A former Amazon worker has filed a class-action lawsuit against the e-commerce company over allegations of mistreatment of workers during the pandemic.

The worker, who was fired from Amazon earlier this year, claimed the company had placed thousands of its employees at risk.

The lawsuit, filed by former Amazon employee Christian Smalls, alleges that the company violated federal civil rights laws. In the suit filed with the U.S. district court in the Eastern District of New York, Smalls is seeking compensation and a court order to force Amazon to implement better protective measures for its workers.

Smalls said he was fired by the company after he organized a protest outside his workplace in Staten Island. He claims that the termination of his employment was unjust and a violation of civil rights laws.

Smalls, who started to work for Amazon in 2015, held a midlevel management position. Smalls said he had approached his supervisor to ask for a quarantine order after a colleague tested positive for the virus. His request was denied.

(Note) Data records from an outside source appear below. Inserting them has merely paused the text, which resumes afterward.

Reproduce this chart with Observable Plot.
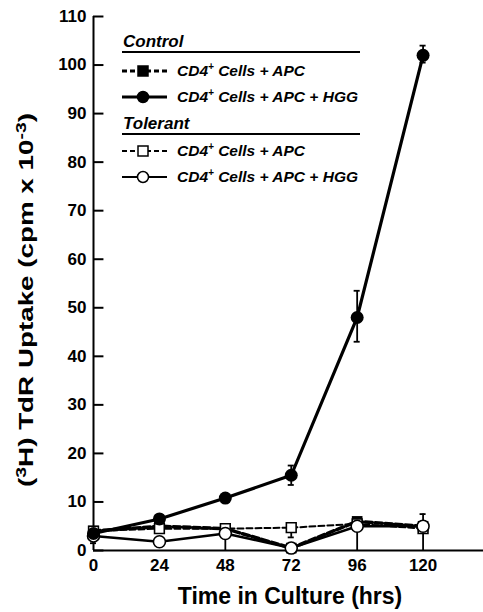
<!DOCTYPE html>
<html><head><meta charset="utf-8">
<script src="https://cdn.jsdelivr.net/npm/d3@7"></script>
<script src="https://cdn.jsdelivr.net/npm/@observablehq/plot@0.6"></script>
<style>
body{margin:0;background:#fff;font-family:"Liberation Sans",Arial,sans-serif;}
#wrap{position:relative;width:483px;height:612px;}
#legend{position:absolute;left:0;top:0;width:483px;height:200px;pointer-events:none;}
</style></head><body>
<div id="wrap"><div id="chart"></div><svg id="legend" width="483" height="200"></svg></div>
<script>
const hours = [0, 24, 48, 72, 96, 120];
const ctrlApc = [4, 5, 4.5, 0.5, 6, 5];
const ctrlHgg = [3.5, 6.5, 10.8, 15.5, 48, 102];
const tolApc = [4, 4.5, 4.5, 4.7, 5.5, 4.5];
const tolHgg = [3, 1.8, 3.5, 0.5, 5, 5];
const errX = [0, 48, 72, 72, 96, 96, 120, 120];
const errLo = [1.5, 0, 2.7, 13.5, 43, 0, 0, 100.5];
const errHi = [4, 3.5, 4.7, 17.5, 53.5, 6.5, 7.5, 104];
const xTicks = [0, 24, 48, 72, 96, 120];
const yTicks = [0, 10, 20, 30, 40, 50, 60, 70, 80, 90, 100, 110];
const legendRows = [
  {label: "CD4", rest: " Cells + APC", dash: true, sym: "square", fill: "black"},
  {label: "CD4", rest: " Cells + APC + HGG", dash: false, sym: "circle", fill: "black"},
  {label: "CD4", rest: " Cells + APC", dash: true, sym: "square", fill: "white"},
  {label: "CD4", rest: " Cells + APC + HGG", dash: false, sym: "circle", fill: "white"}
];
const groupTitles = ["Control", "Tolerant"];

const mk = (arr) => hours.map((h, i) => ({x: h, y: arr[i]}));
const errs = errX.map((x, i) => ({x, lo: errLo[i], hi: errHi[i]}));

const plot = Plot.plot({
  width: 483, height: 612,
  marginLeft: 93, marginRight: 0, marginTop: 16, marginBottom: 62,
  style: {fontFamily: "'Liberation Sans', Arial, sans-serif", fontWeight: "bold", fontSize: "17px", color: "black", background: "white"},
  x: {domain: [0, 142], label: null},
  y: {domain: [0, 110], label: null},
  marks: [
    Plot.ruleY([0], {stroke: "black", strokeWidth: 2}),
    Plot.ruleX([0], {y1: 0, y2: 110, stroke: "black", strokeWidth: 2}),
    Plot.ruleY(yTicks, {x1: 0, x2: 3.8, stroke: "black", strokeWidth: 2}),
    Plot.axisY({ticks: yTicks, tickSize: 0, tickPadding: 7, fontSize: 17, fontWeight: "bold"}),
    Plot.axisX({ticks: xTicks, tickSize: 0, tickPadding: 8, fontSize: 17, fontWeight: "bold"}),
    // error bars
    Plot.ruleX(errs, {x: "x", y1: "lo", y2: "hi", stroke: "black", strokeWidth: 1.8}),
    Plot.ruleY(errs, {y: "hi", x1: d => d.x - 1.1, x2: d => d.x + 1.1, stroke: "black", strokeWidth: 1.8}),
    Plot.ruleY(errs.filter(d => d.lo > 0), {y: "lo", x1: d => d.x - 1.1, x2: d => d.x + 1.1, stroke: "black", strokeWidth: 1.8}),
    // lines
    Plot.line(mk(tolApc), {x: "x", y: "y", stroke: "black", strokeWidth: 2, strokeDasharray: "6,3"}),
    Plot.line(mk(tolHgg), {x: "x", y: "y", stroke: "black", strokeWidth: 2.5}),
    Plot.line(mk(ctrlApc), {x: "x", y: "y", stroke: "black", strokeWidth: 3.5, strokeDasharray: "7,3"}),
    Plot.line(mk(ctrlHgg), {x: "x", y: "y", stroke: "black", strokeWidth: 3.2}),
    // markers
    Plot.dot(mk(ctrlApc), {x: "x", y: "y", symbol: "square", r: 6, fill: "black"}),
    Plot.dot(mk(tolApc), {x: "x", y: "y", symbol: "square", r: 5.5, fill: "white", stroke: "black", strokeWidth: 1.6}),
    Plot.dot(mk(tolHgg), {x: "x", y: "y", r: 6, fill: "white", stroke: "black", strokeWidth: 1.6}),
    Plot.dot(mk(ctrlHgg), {x: "x", y: "y", r: 6.5, fill: "black"})
  ]
});
document.getElementById("chart").appendChild(plot);

const svg = d3.select(plot);
// x label
svg.append("text").attr("x", 290).attr("y", 604).attr("text-anchor", "middle")
  .attr("font-size", 23).attr("font-weight", "bold").attr("fill", "black").text("Time in Culture (hrs)");
// y label
const yl = svg.append("text").attr("transform", "translate(33,300) rotate(-90)").attr("text-anchor", "middle")
  .attr("font-size", 20).attr("font-weight", "bold").attr("fill", "black")
  .attr("textLength", 374).attr("lengthAdjust", "spacingAndGlyphs");
yl.append("tspan").text("(");
yl.append("tspan").attr("dy", -7).attr("font-size", 14).text("3");
yl.append("tspan").attr("dy", 7).text("H) TdR Uptake (cpm x 10");
yl.append("tspan").attr("dy", -7).attr("font-size", 14).text("-3");
yl.append("tspan").attr("dy", 7).text(")");

// legend
const lg = d3.select("#legend");
const rowY = [71, 97, 151, 177];
const titleY = [47, 129];
const ruleY = [52, 134];
groupTitles.forEach((t, i) => {
  lg.append("text").attr("x", 123).attr("y", titleY[i]).attr("font-size", 17).attr("font-weight", "bold")
    .attr("font-style", "italic").attr("fill", "black").text(t);
  lg.append("line").attr("x1", 122).attr("x2", 360).attr("y1", ruleY[i]).attr("y2", ruleY[i])
    .attr("stroke", "black").attr("stroke-width", 1.8);
});
legendRows.forEach((r, i) => {
  const y = rowY[i];
  lg.append("line").attr("x1", 122).attr("x2", 167).attr("y1", y).attr("y2", y).attr("stroke", "black")
    .attr("stroke-width", r.fill === "black" ? 3 : 2.2).attr("stroke-dasharray", r.dash ? "5,3" : null);
  if (r.sym === "square") {
    lg.append("rect").attr("x", 138).attr("y", y - 5).attr("width", 10).attr("height", 10)
      .attr("fill", r.fill).attr("stroke", "black").attr("stroke-width", 1.5);
  } else {
    lg.append("circle").attr("cx", 143).attr("cy", y).attr("r", 5.5)
      .attr("fill", r.fill).attr("stroke", "black").attr("stroke-width", 1.5);
  }
  const t = lg.append("text").attr("x", 177).attr("y", y + 5).attr("font-size", 15.5).attr("font-weight", "bold")
    .attr("font-style", "italic").attr("fill", "black");
  t.append("tspan").text(r.label);
  t.append("tspan").attr("dy", -6).attr("font-size", 10).text("+");
  t.append("tspan").attr("dy", 6).text(r.rest);
});
</script></body></html>
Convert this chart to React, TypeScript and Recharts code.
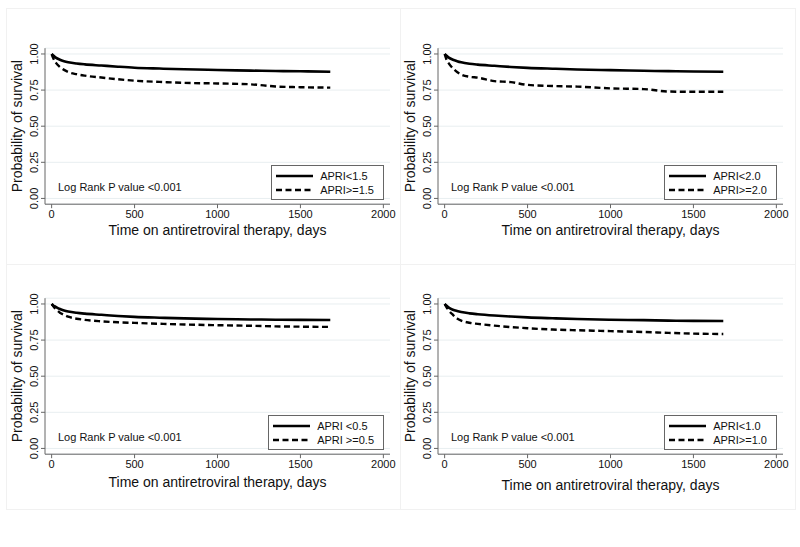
import React from 'react';
import { LineChart, Line, XAxis, YAxis, CartesianGrid, Legend } from 'recharts';

// time on ART (days) shared by every curve
const days = [0, 10, 25, 50, 75, 100, 150, 200, 300, 400, 500, 650, 800, 1000, 1200, 1350, 1500, 1680];

// survival probabilities
const apriBelow15 = [1.0, 0.99, 0.975, 0.96, 0.95, 0.943, 0.934, 0.928, 0.92, 0.912, 0.905, 0.899, 0.894, 0.889, 0.885, 0.882, 0.88, 0.877];
const apriAbove15 = [1.0, 0.97, 0.94, 0.91, 0.89, 0.875, 0.86, 0.85, 0.837, 0.825, 0.815, 0.807, 0.8, 0.796, 0.79, 0.775, 0.77, 0.767];

const apriBelow20 = [1.0, 0.99, 0.975, 0.96, 0.95, 0.942, 0.932, 0.926, 0.918, 0.91, 0.904, 0.898, 0.893, 0.888, 0.884, 0.881, 0.879, 0.877];
const apriAbove20 = [1.0, 0.965, 0.935, 0.9, 0.875, 0.857, 0.842, 0.836, 0.812, 0.805, 0.786, 0.778, 0.774, 0.762, 0.757, 0.74, 0.738, 0.738];

const apriBelow05 = [1.0, 0.99, 0.98, 0.965, 0.955, 0.948, 0.939, 0.933, 0.925, 0.917, 0.911, 0.905, 0.9, 0.896, 0.893, 0.891, 0.89, 0.889];
const apriAbove05 = [1.0, 0.985, 0.965, 0.94, 0.925, 0.912, 0.898, 0.89, 0.88, 0.873, 0.869, 0.863, 0.858, 0.853, 0.849, 0.845, 0.843, 0.841];

const apriBelow10 = [1.0, 0.99, 0.975, 0.96, 0.951, 0.944, 0.935, 0.929, 0.92, 0.913, 0.907, 0.901, 0.896, 0.891, 0.888, 0.885, 0.883, 0.882];
const apriAbove10 = [1.0, 0.98, 0.955, 0.925, 0.9, 0.885, 0.87, 0.862, 0.85, 0.84, 0.832, 0.823, 0.818, 0.812, 0.806, 0.8, 0.795, 0.792];

const xTicks = [0, 500, 1000, 1500, 2000];
const yTicks = [0, 0.25, 0.5, 0.75, 1];
const xTitle = 'Time on antiretroviral therapy, days';
const yTitle = 'Probability of survival';
const pValueText = 'Log Rank P value <0.001';
const DASH = '6 3.5';

type PanelProps = {
  low: number[];
  high: number[];
  lowName: string;
  highName: string;
  left: number;
  top: number;
  height: number;
  marginTop: number;
  marginBottom: number;
  titleGap: number;
};

const YTick = (props: any) => {
  const { x, y, payload } = props;
  return (
    <text x={x - 1} y={y} transform={`rotate(-90, ${x - 1}, ${y})`} textAnchor="middle" fontSize={11} fill="#111">
      {Number(payload.value).toFixed(2)}
    </text>
  );
};

const LegendBox = ({ lowName, highName }: { lowName: string; highName: string }) => {
  const row = (name: string, dash?: string) => (
    <div style={{ display: 'flex', alignItems: 'center', height: 14 }}>
      <svg width={37} height={6} style={{ display: 'block' }}>
        <line x1={0} y1={3} x2={37} y2={3} stroke="#000" strokeWidth={2.5} strokeDasharray={dash} />
      </svg>
      <span style={{ marginLeft: 7, fontSize: 11, color: '#111', whiteSpace: 'nowrap' }}>{name}</span>
    </div>
  );
  return (
    <div style={{ position: 'relative', width: 345, height: 42 }}>
      <span style={{ position: 'absolute', left: 13, top: 19, fontSize: 11, lineHeight: '13px', color: '#111', whiteSpace: 'nowrap' }}>
        {pValueText}
      </span>
      <div
        style={{
          position: 'absolute',
          right: 6,
          bottom: 4,
          height: 35,
          boxSizing: 'border-box',
          border: '1px solid #666',
          background: '#fff',
          padding: '3px 9px 3px 4px',
        }}
      >
        {row(lowName)}
        {row(highName, DASH)}
      </div>
    </div>
  );
};

const SurvivalPanel = ({ low, high, lowName, highName, left, top, height, marginTop, marginBottom, titleGap }: PanelProps) => {
  const data = days.map((d, i) => ({ day: d, low: low[i], high: high[i] }));
  const plotBottom = height - marginBottom - 50;
  return (
    <div style={{ position: 'absolute', left, top }}>
      <LineChart width={400} height={height} data={data} margin={{ top: marginTop, right: 10, bottom: marginBottom, left: 0 }}>
        <CartesianGrid horizontal vertical={false} stroke="#e8eef0" />
        <XAxis
          type="number"
          dataKey="day"
          domain={[-40, 2040]}
          ticks={xTicks}
          height={50}
          tickSize={4}
          stroke="#666"
          tick={{ fill: '#111', fontSize: 11 }}
          label={{
            content: (p: any) => {
              const vb = p.viewBox;
              return (
                <text x={vb.x + vb.width / 2} y={vb.y + titleGap} textAnchor="middle" fontSize={14} fill="#111">
                  {xTitle}
                </text>
              );
            },
          }}
        />
        <YAxis
          type="number"
          domain={[-0.04, 1.04]}
          ticks={yTicks}
          width={45}
          tickSize={4}
          stroke="#666"
          tick={<YTick />}
          label={{
            content: (p: any) => {
              const vb = p.viewBox;
              const cx = vb.x + vb.width - 23;
              const cy = vb.y + vb.height / 2;
              return (
                <text x={cx} y={cy} transform={`rotate(-90, ${cx}, ${cy})`} textAnchor="middle" fontSize={14} fill="#111">
                  {yTitle}
                </text>
              );
            },
          }}
        />
        <Line type="monotone" dataKey="low" name={lowName} stroke="#000" strokeWidth={2.6} dot={false} activeDot={false} isAnimationActive={false} />
        <Line type="monotone" dataKey="high" name={highName} stroke="#000" strokeWidth={2.4} strokeDasharray={DASH} dot={false} activeDot={false} isAnimationActive={false} />
        <Legend
          layout="vertical"
          align="center"
          verticalAlign="middle"
          wrapperStyle={{ left: 45, top: plotBottom - 42, width: 345, height: 42 }}
          content={() => <LegendBox lowName={lowName} highName={highName} />}
        />
      </LineChart>
    </div>
  );
};

const App = () => {
  const frame = '1px solid #f1f1f1';
  return (
    <div
      style={{
        position: 'absolute',
        left: 0,
        top: 0,
        width: 800,
        height: 547,
        background: '#fff',
        fontFamily: '"Liberation Sans", Arial, Helvetica, sans-serif',
      }}
    >
      <div style={{ position: 'absolute', left: 6, top: 8, width: 790, height: 502, border: frame, boxSizing: 'border-box' }} />
      <div style={{ position: 'absolute', left: 400, top: 8, width: 1, height: 502, borderLeft: frame }} />
      <div style={{ position: 'absolute', left: 6, top: 264, width: 790, height: 1, borderTop: frame }} />

      <SurvivalPanel low={apriBelow15} high={apriAbove15} lowName="APRI<1.5" highName="APRI>=1.5"
        left={0} top={0} height={264} marginTop={48.2} marginBottom={9.8} titleGap={31} />
      <SurvivalPanel low={apriBelow20} high={apriAbove20} lowName="APRI<2.0" highName="APRI>=2.0"
        left={393} top={0} height={264} marginTop={48.2} marginBottom={9.8} titleGap={31} />
      <SurvivalPanel low={apriBelow05} high={apriAbove05} lowName="APRI <0.5" highName="APRI >=0.5"
        left={0} top={264} height={283} marginTop={34.2} marginBottom={42.8} titleGap={32.5} />
      <SurvivalPanel low={apriBelow10} high={apriAbove10} lowName="APRI<1.0" highName="APRI>=1.0"
        left={393} top={264} height={283} marginTop={34.2} marginBottom={42.8} titleGap={35.5} />
    </div>
  );
};

export default App;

Amazon said Smalls was fired because he violated a quarantine order placed on him by the company when he joined the protest outside its factory.

"We terminated Smalls for putting the health and safety of others at risk and violations of the terms of his employment," Amazon said.

The legal action is the latest against the company's allegedly lax health and safety practices during the pandemic. The company has been accused of forcing workers to continue shifts despite the worsening health crisis.

Amazon argues it placed adequate safety measures and precautions to protect its workforce. It said that hand sanitizer usage, mandatory temperature checks, and social distancing measures had been strictly enforced. Despite its efforts, complaints against the company have continued to emerge.

Last month, Amazon confirmed that close to 20,000 of its workforce had tested positive for the coronavirus. The report highlighted the dramatic toll on front-line workers and their plight to serve the growing demand for the rapid delivery of daily necessities during the height of the pandemic.